Dataset section »

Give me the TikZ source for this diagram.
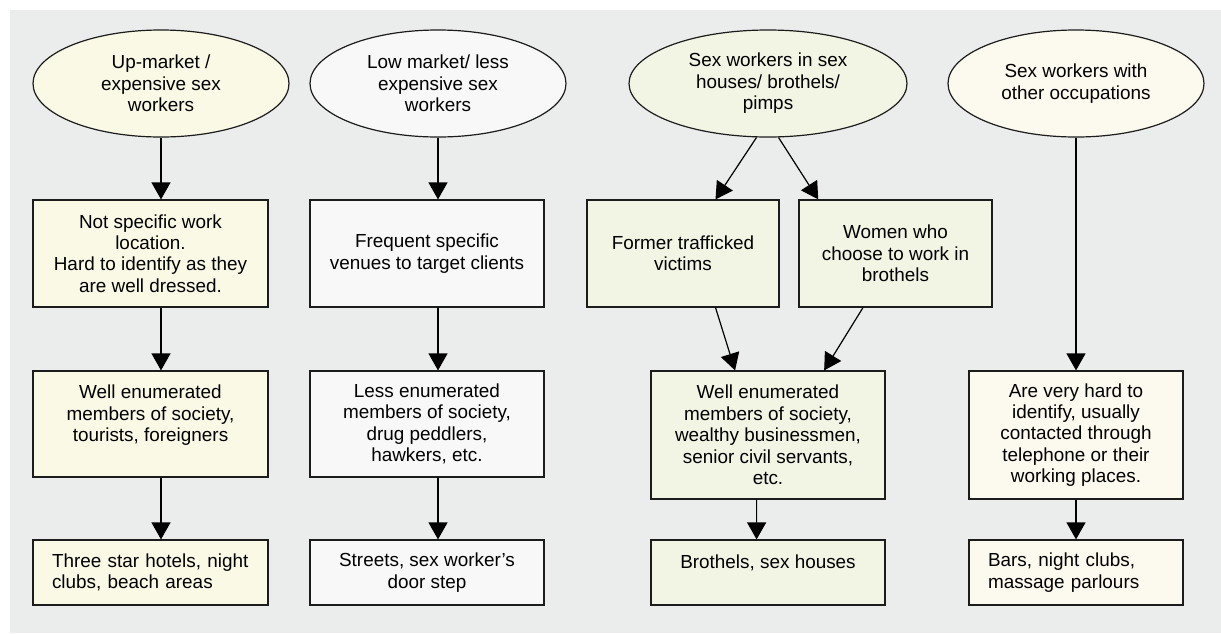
\documentclass[tikz,border=0pt]{standalone}
\usepackage{fontspec}
\setmainfont{Liberation Sans}
\usepackage{tikz}
\usetikzlibrary{arrows.meta,shapes.geometric}

\definecolor{bggray}{HTML}{EBECEC}
\definecolor{edge}{HTML}{1C1C1C}
\definecolor{upfill}{HTML}{FAF9E6}
\definecolor{lowfill}{HTML}{F8F8F8}
\definecolor{housefill}{HTML}{F2F5E3}
\definecolor{otherfill}{HTML}{FCF9EE}

\begin{document}
\begin{tikzpicture}[x=1pt,y=-1pt,>={Triangle[length=17pt,width=19pt]},
    every node/.style={font=\fontsize{18.9}{21.4}\selectfont},
    oval/.style={draw=edge, line width=1.2pt, ellipse, align=center, inner sep=0pt, minimum width=256pt, minimum height=107pt},
    box/.style={draw=edge, line width=1.2pt, rectangle, align=center, inner sep=0pt},
    leftbox/.style={box, align=left, inner xsep=19pt},
    flow/.style={->, line width=1.2pt, draw=black}]
    \useasboundingbox (0,0) rectangle (1221,633);
    \fill[bggray] (10,10) rectangle (1221,633);

    % the four groups
    \node[oval, fill=upfill] (up) at (161,83.5) {Up-market /\\ expensive sex\\ workers};
    \node[oval, fill=lowfill] (low) at (438,83.5) {Low market/ less\\ expensive sex\\ workers};
    \node[oval, fill=housefill, minimum width=278pt] (house) at (768,83.5) {Sex workers in sex\\ houses/ brothels/\\ pimps};
    \node[oval, fill=otherfill] (other) at (1076,83.5) {Sex workers with\\ other occupations};

    % how they work
    \node[box, fill=upfill, minimum width=235pt, minimum height=107pt] (uploc) at (150.5,253.5) {Not specific work\\ location.\\ Hard to identify as they\\ are well dressed.};
    \node[box, fill=lowfill, minimum width=234pt, minimum height=107pt] (lowloc) at (427,253.5) {Frequent specific\\ venues to target clients};
    \node[box, fill=housefill, minimum width=192pt, minimum height=107pt] (former) at (683,253.5) {Former trafficked\\ victims};
    \node[box, fill=housefill, minimum width=193pt, minimum height=107pt] (women) at (895.5,253.5) {Women who\\ choose to work in\\ brothels};

    % clients
    \node[box, fill=upfill, minimum width=235pt, minimum height=106pt] (upcli) at (150.5,424) {Well enumerated\\ members of society,\\ tourists, foreigners\\ ~};
    \node[box, fill=lowfill, minimum width=234pt, minimum height=106pt] (lowcli) at (427,424) {Less enumerated\\ members of society,\\ drug peddlers,\\ hawkers, etc.};
    \node[box, fill=housefill, minimum width=234pt, minimum height=128pt] (housecli) at (768,435) {Well enumerated\\ members of society,\\ wealthy businessmen,\\ senior civil servants,\\ etc.};
    \node[box, fill=otherfill, minimum width=214pt, minimum height=128pt] (othercli) at (1076,435) {Are very hard to\\ identify, usually\\ contacted through\\ telephone or their\\ working places.};

    % places
    \node[leftbox, fill=upfill, text width=197pt, minimum height=65pt] (upplace) at (150.5,572.5) {Three star hotels, night\\ clubs, beach areas};
    \node[box, fill=lowfill, minimum width=234pt, minimum height=65pt] (lowplace) at (427,572.5) {Streets, sex worker’s\\ door step};
    \node[box, fill=housefill, minimum width=234pt, minimum height=65pt] (houseplace) at (768,572.5) {Brothels, sex houses\\ ~};
    \node[leftbox, fill=otherfill, text width=176pt, minimum height=65pt] (otherplace) at (1076,572.5) {Bars, night clubs,\\ massage parlours};

    \draw[flow] (up.south) -- (up.south |- uploc.north);
    \draw[flow] (up |- uploc.south) -- (up |- upcli.north);
    \draw[flow] (up |- upcli.south) -- (up |- upplace.north);

    \draw[flow] (low.south) -- (low.south |- lowloc.north);
    \draw[flow] (low |- lowloc.south) -- (low |- lowcli.north);
    \draw[flow] (low |- lowcli.south) -- (low |- lowplace.north);

    \draw[flow] (house.258) -- (former.59);
    \draw[flow] (house.281) -- (women.145);
    \draw[flow] (former.301) -- (housecli.117);
    \draw[flow] (women.239) -- (housecli.49);
    \draw[flow] (housecli.260) -- (houseplace.109);

    \draw[flow] (other.south) -- (othercli.north);
    \draw[flow] (othercli.south) -- (otherplace.north);
\end{tikzpicture}
\end{document}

What to do »
All of the data needs repeating exactly, but the pictures do not.

Answer below »
Give me the TikZ source for this diagram.
\documentclass[tikz,border=0pt]{standalone}
\usepackage{fontspec}
\setmainfont{Liberation Sans}
\usepackage{tikz}
\usetikzlibrary{arrows.meta,shapes.geometric}

\definecolor{bggray}{HTML}{EBECEC}
\definecolor{edge}{HTML}{1C1C1C}
\definecolor{upfill}{HTML}{FAF9E6}
\definecolor{lowfill}{HTML}{F8F8F8}
\definecolor{housefill}{HTML}{F2F5E3}
\definecolor{otherfill}{HTML}{FCF9EE}

\begin{document}
\begin{tikzpicture}[x=1pt,y=-1pt,>={Triangle[length=17pt,width=19pt]},
    every node/.style={font=\fontsize{18.9}{21.4}\selectfont},
    oval/.style={draw=edge, line width=1.2pt, ellipse, align=center, inner sep=0pt, minimum width=256pt, minimum height=107pt},
    box/.style={draw=edge, line width=1.2pt, rectangle, align=center, inner sep=0pt},
    leftbox/.style={box, align=left, inner xsep=19pt},
    flow/.style={->, line width=1.2pt, draw=black}]
    \useasboundingbox (0,0) rectangle (1221,633);
    \fill[bggray] (10,10) rectangle (1221,633);

    % the four groups
    \node[oval, fill=upfill] (up) at (161,83.5) {Up-market /\\ expensive sex\\ workers};
    \node[oval, fill=lowfill] (low) at (438,83.5) {Low market/ less\\ expensive sex\\ workers};
    \node[oval, fill=housefill, minimum width=278pt] (house) at (768,83.5) {Sex workers in sex\\ houses/ brothels/\\ pimps};
    \node[oval, fill=otherfill] (other) at (1076,83.5) {Sex workers with\\ other occupations};

    % how they work
    \node[box, fill=upfill, minimum width=235pt, minimum height=107pt] (uploc) at (150.5,253.5) {Not specific work\\ location.\\ Hard to identify as they\\ are well dressed.};
    \node[box, fill=lowfill, minimum width=234pt, minimum height=107pt] (lowloc) at (427,253.5) {Frequent specific\\ venues to target clients};
    \node[box, fill=housefill, minimum width=192pt, minimum height=107pt] (former) at (683,253.5) {Former trafficked\\ victims};
    \node[box, fill=housefill, minimum width=193pt, minimum height=107pt] (women) at (895.5,253.5) {Women who\\ choose to work in\\ brothels};

    % clients
    \node[box, fill=upfill, minimum width=235pt, minimum height=106pt] (upcli) at (150.5,424) {Well enumerated\\ members of society,\\ tourists, foreigners\\ ~};
    \node[box, fill=lowfill, minimum width=234pt, minimum height=106pt] (lowcli) at (427,424) {Less enumerated\\ members of society,\\ drug peddlers,\\ hawkers, etc.};
    \node[box, fill=housefill, minimum width=234pt, minimum height=128pt] (housecli) at (768,435) {Well enumerated\\ members of society,\\ wealthy businessmen,\\ senior civil servants,\\ etc.};
    \node[box, fill=otherfill, minimum width=214pt, minimum height=128pt] (othercli) at (1076,435) {Are very hard to\\ identify, usually\\ contacted through\\ telephone or their\\ working places.};

    % places
    \node[leftbox, fill=upfill, text width=197pt, minimum height=65pt] (upplace) at (150.5,572.5) {Three star hotels, night\\ clubs, beach areas};
    \node[box, fill=lowfill, minimum width=234pt, minimum height=65pt] (lowplace) at (427,572.5) {Streets, sex worker’s\\ door step};
    \node[box, fill=housefill, minimum width=234pt, minimum height=65pt] (houseplace) at (768,572.5) {Brothels, sex houses\\ ~};
    \node[leftbox, fill=otherfill, text width=176pt, minimum height=65pt] (otherplace) at (1076,572.5) {Bars, night clubs,\\ massage parlours};

    \draw[flow] (up.south) -- (up.south |- uploc.north);
    \draw[flow] (up |- uploc.south) -- (up |- upcli.north);
    \draw[flow] (up |- upcli.south) -- (up |- upplace.north);

    \draw[flow] (low.south) -- (low.south |- lowloc.north);
    \draw[flow] (low |- lowloc.south) -- (low |- lowcli.north);
    \draw[flow] (low |- lowcli.south) -- (low |- lowplace.north);

    \draw[flow] (house.258) -- (former.59);
    \draw[flow] (house.281) -- (women.145);
    \draw[flow] (former.301) -- (housecli.117);
    \draw[flow] (women.239) -- (housecli.49);
    \draw[flow] (housecli.260) -- (houseplace.109);

    \draw[flow] (other.south) -- (othercli.north);
    \draw[flow] (othercli.south) -- (otherplace.north);
\end{tikzpicture}
\end{document}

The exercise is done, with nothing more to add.